Written by / 3/11/2017 / No comments / , , ,

KEVIN SMITH GOES ONLY SKIN DEPP FOR HIS YOGA HOSERS

Smith and Depp's daughter hit the big time, kinda YEAR: 2015
Because he had no other choice, Kevin Smith started exactly where he was at... the very bottom, financially... for his black and white crass comedy, CLERKS, which had a great script, a gang of real characters playing fictional ones and a location that really put you there for the action and, on purpose, complete lack of...
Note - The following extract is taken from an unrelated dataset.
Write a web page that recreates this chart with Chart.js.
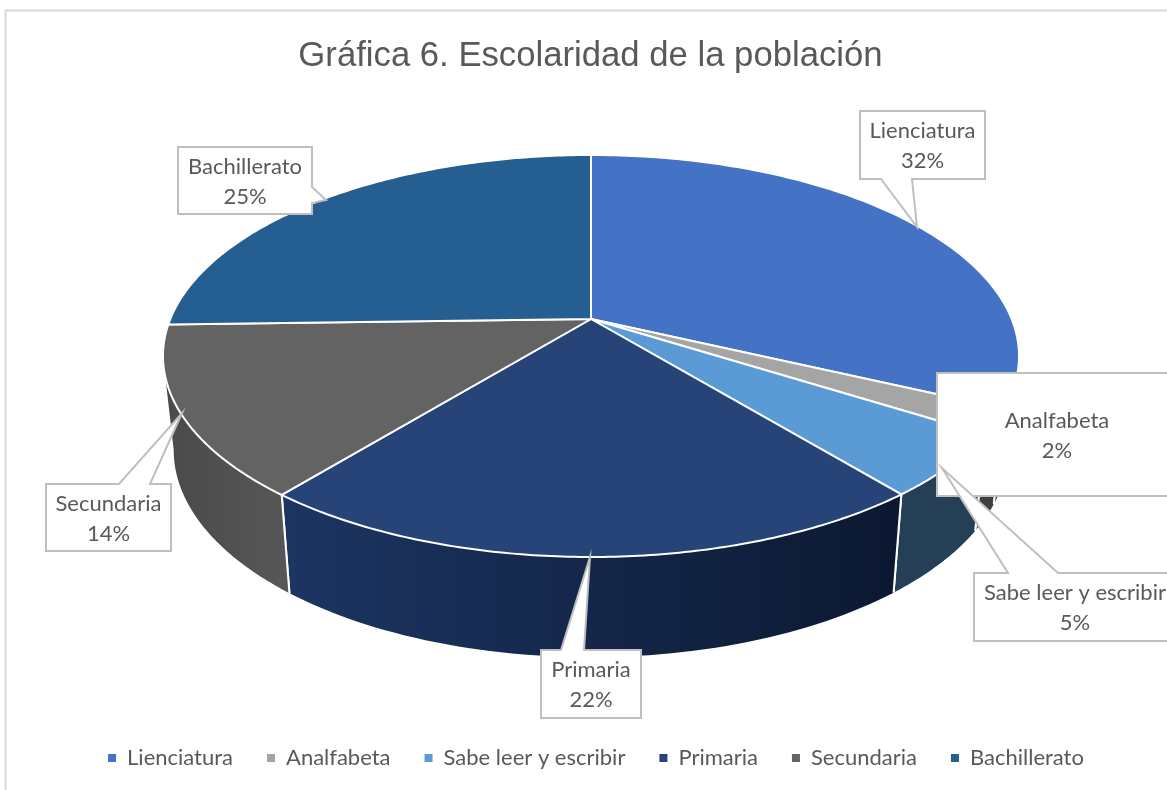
<!DOCTYPE html>
<html>
<head>
<meta charset="utf-8">
<style>
html,body{margin:0;padding:0;background:#fff;overflow:hidden}
#wrap{width:1167px;height:790px;position:relative}
</style>
<script src="https://cdn.jsdelivr.net/npm/chart.js@4/dist/chart.umd.js"></script>
</head>
<body>
<div id="wrap"><canvas id="c" width="1167" height="790"></canvas></div>
<script>
const chartTitle = 'Gráfica 6. Escolaridad de la población';
const categories = ['Lienciatura', 'Analfabeta', 'Sabe leer y escribir', 'Primaria', 'Secundaria', 'Bachillerato'];
const shares = [32, 2, 5.1, 21.75, 13.7, 25.45];

const topColors = ['#4472c4', '#a5a5a5', '#5b9bd5', '#264478', '#636363', '#255e91'];
const wallLeft  = ['#223a68', '#404040', '#243f56', '#1c3562', '#4a4a4a', '#1c4669'];
const wallRight = ['#223a68', '#404040', '#243f56', '#0c1831', '#575757', '#1c4669'];

const UI_FONT = 'Lato, "Open Sans", sans-serif';
const UI_SIZE = 22;
const TEXT = '#595959';

/* perspective of the disc */
const view = { cx: 591, apexY: 319, a: 194.2, b: 420.7, k: 0.184, floorY: 412, floorSX: 0.975, floorSY: 1.03 };
function project(theta, floor) {
  const u = Math.sin(theta), v = Math.cos(theta), w = 1 + view.k * v;
  const dx = view.b * u / w, dy = -view.a * v / w;
  return floor
    ? [view.cx + dx * view.floorSX, view.floorY + dy * view.floorSY]
    : [view.cx + dx, view.apexY + dy];
}

/* callouts: [categoryIndex, textCentreX, firstLineY, outline] */
const callouts = [
  [0, 922.5, 131, [[860,111],[985,111],[985,179],[912,179],[917,227],[881,179],[860,179]]],
  [5, 245, 167, [[178,147],[312,147],[312,187],[326,200],[312,203],[312,214],[178,214]]],
  [4, 108.5, 504, [[46,484],[119,484],[182,413],[150,484],[171,484],[171,551],[46,551]]],
  [3, 591, 670, [[541,650],[561,650],[590,557],[584,650],[641,650],[641,718],[541,718]]],
  [1, 1057, 421, [[937,373],[1175,373],[1175,496],[937,496]]],
  [2, 1075, 593, [[974,573],[1008,573],[942,468],[1058,573],[1175,573],[1175,641],[974,641]]]
];

const disc3d = {
  id: 'disc3d',
  afterLayout(chart) {
    chart.titleBlock.left += 7; chart.titleBlock.right += 7;
    chart.legend.left += 12.5; chart.legend.right += 12.5;
  },
  beforeDraw(chart) {
    const g = chart.ctx;
    g.save();
    g.fillStyle = '#fff';
    g.fillRect(0, 0, chart.width, chart.height);
    g.strokeStyle = '#d9d9d9';
    g.lineWidth = 2;
    g.beginPath();
    g.moveTo(5.5, 790); g.lineTo(5.5, 10.5); g.lineTo(1167, 10.5);
    g.stroke();
    g.restore();
  },
  beforeDatasetDraw() { return false; },
  afterDatasetsDraw(chart) {
    const g = chart.ctx;
    const arcs = chart.getDatasetMeta(0).data;
    const off = Math.PI / 2;
    const wallA = 100.6 * Math.PI / 180, wallB = 259.4 * Math.PI / 180;
    g.save();
    g.lineJoin = 'round';
    /* side wall */
    arcs.forEach((arc, i) => {
      const s = Math.max(arc.startAngle + off, wallA), e = Math.min(arc.endAngle + off, wallB);
      if (e <= s) return;
      const n = 60, up = [], low = [];
      for (let j = 0; j <= n; j++) {
        const t = s + (e - s) * j / n;
        up.push(project(t, false)); low.push(project(t, true));
      }
      const xs = up.concat(low).map(p => p[0]);
      const grad = g.createLinearGradient(Math.min(...xs), 0, Math.max(...xs), 0);
      grad.addColorStop(0, wallLeft[i]); grad.addColorStop(1, wallRight[i]);
      g.fillStyle = grad;
      g.beginPath();
      up.forEach((p, j) => j ? g.lineTo(p[0], p[1]) : g.moveTo(p[0], p[1]));
      low.slice().reverse().forEach(p => g.lineTo(p[0], p[1]));
      g.closePath();
      g.fill();
      g.strokeStyle = '#fff'; g.lineWidth = 2;
      [0, n].forEach(idx => {
        const tv = idx === 0 ? arc.startAngle + off : arc.endAngle + off;
        if (tv <= wallA || tv >= wallB) return;
        g.beginPath(); g.moveTo(up[idx][0], up[idx][1]); g.lineTo(low[idx][0], low[idx][1]); g.stroke();
      });
    });
    /* top face */
    arcs.forEach((arc, i) => {
      const s = arc.startAngle + off, e = arc.endAngle + off, n = 120;
      g.beginPath();
      g.moveTo(view.cx, view.apexY);
      for (let j = 0; j <= n; j++) {
        const p = project(s + (e - s) * j / n, false);
        g.lineTo(p[0], p[1]);
      }
      g.closePath();
      g.fillStyle = topColors[i];
      g.fill();
      g.strokeStyle = '#fff'; g.lineWidth = 2;
      g.stroke();
    });
    /* callouts */
    const total = shares.reduce((a, b) => a + b, 0);
    callouts.forEach(([idx, tx, ty, pts]) => {
      g.beginPath();
      pts.forEach((p, j) => j ? g.lineTo(p[0], p[1]) : g.moveTo(p[0], p[1]));
      g.closePath();
      g.fillStyle = '#fff'; g.fill();
      g.strokeStyle = '#bfbfbf'; g.lineWidth = 2; g.lineJoin = 'miter'; g.stroke();
      g.fillStyle = TEXT;
      g.font = UI_SIZE + 'px ' + UI_FONT;
      g.textAlign = 'center'; g.textBaseline = 'middle';
      g.fillText(categories[idx], tx, ty);
      g.fillText(Math.round(shares[idx] / total * 100) + '%', tx, ty + 30);
    });
    g.restore();
  }
};

new Chart(document.getElementById('c'), {
  type: 'pie',
  data: {
    labels: categories,
    datasets: [{ data: shares, backgroundColor: topColors, borderWidth: 0 }]
  },
  plugins: [disc3d],
  options: {
    responsive: false,
    animation: false,
    layout: { padding: { bottom: 11 } },
    plugins: {
      tooltip: { enabled: false },
      title: {
        display: true,
        text: chartTitle,
        color: TEXT,
        font: { family: '"Liberation Sans", Arial, sans-serif', size: 34.7, weight: 'normal' },
        padding: { top: 36, bottom: 10 }
      },
      legend: {
        position: 'bottom',
        labels: {
          boxWidth: 8, boxHeight: 8, padding: 34, color: TEXT,
          font: { family: UI_FONT, size: UI_SIZE }
        }
      }
    }
  }
});
</script>
</body>
</html>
Which was followed by the much too colorful (and hopelessly vacant) MALLRATS that led to Smith's best venture, CHASING AMY and, years later when his indie magic had dried up and after failing at the conventional box office, he intentionally returned to the slacker's den where, along with a podcast show, there's an attempt to make daughter Harley Quinn Smith a star. But not by herself. Along with this every-girl, just comfortable enough in front of the camera, is pixie model Lily-Rose Depp; the daughter of Johnny Depp, who, between million dollar PIRATE successes and a string of artistic misfires, seems to be doing Kevin a return-favor by appearing in both TUSK and the latest, YOGA HOSERS, as a spaced-out, boil-faced, scraggly-haired private eye (of sorts) named Guy Lapointe, a hybrid of Peter Sellers' Inspector Clouseau, Robert Shaw's Quint from JAWS and Peter Falk's scruffy TV Detective COLUMBO.

Cutesy Poster for Yoga Hosers
The main characters are the two teenage girls, both named Colleen, who, like Dante and Randall in CLERKS, work as... well... clerks at a convenience store; only more liken to a 711 instead of a rural-suburban dive-purgatory...

While Smith's two male CLERKS had polar opposite personalities, which is essential in any kind of buddy flick, these girls, staring at their cell phones and, as Canadians, pronouncing, for example, the word "About" as "A-Boot", are exactly the same...

Pop Culture guru Smith, like Quentin Tarantino, is heavily influenced by old stuff... ranging from The Fonz to JAWS... that he grew up on. If only there was more of a LAVERNE & SHIRLEY vibe here... a sit-com where two polar opposite girl roomies continuously kept each other going. Shirley is girl-next-door cute, extremely uptight and on the verge of having a mental breakdown, perpetually guided by the stronger, more experienced party girl, Laverne, who keeps herself out of trouble by keeping her best friend sane. In YOGA HOSERS, Colleen One and Colleen Two are basically clones and hardly even keep each other company. Perhaps the next feature could allow one of the duo to either surpass or digress so there's enough anti-chemistry to make the eventual kinship really mean something.

YogaHoserScore: *1/2
Like with TUSK, which centered on a loser who winds up captive at a madman's manor and then turned into a walrus, Kevin Smith goes so intentionally overboard, it's as if he's giving fans something so bizarre and intentionally-bad to be critic-proof: especially if said critics are uptight party poopers who just "Don't get it" to begin with. In HOSERS, the two teen parrots battle a bunch of tiny "Shatzis", all played by a computer-animated Kevin Smith, looking manufactured from a student film at a semi-expensive college. The shin high monsters, a cross between the creature Drew Barrymore battled in The General, the third tale in the Stephen King anthology CAT'S EYE, and what probably inspired that episode — Karen Black's famous Zuni Doll from TRILOGY OF TERROR. Herein, the victims all deserve to die, which happens so quickly that, while the girls sit around agreeing on everything that annoys them, it's all just too easy: a maze without corners.

Smith new style seems influenced by the chaotic mayhem of SHAUN OF THE DEAD director Edgar Wright, and there are moments to get jovially lost in. But it's Johnny Depp's pointless character who not only ruins a film already heavily marred with banality, but his cadence of speech is paint-drying-torture. Instead of providing necessary exposition, or being a strategic cameo, he rambles on and on: right when things almost begin to roll without him. And not only does he get in the way of whatever story Smith is trying to tell (like in TUSK), he makes it even harder for the audience to get to know the two girls we're supposed to love at this point. But if you want to hear the world's greatest Adam West imitation, standup-comic-relief Ralph Garman steals a "Lecturing Villain" scene that's all his own.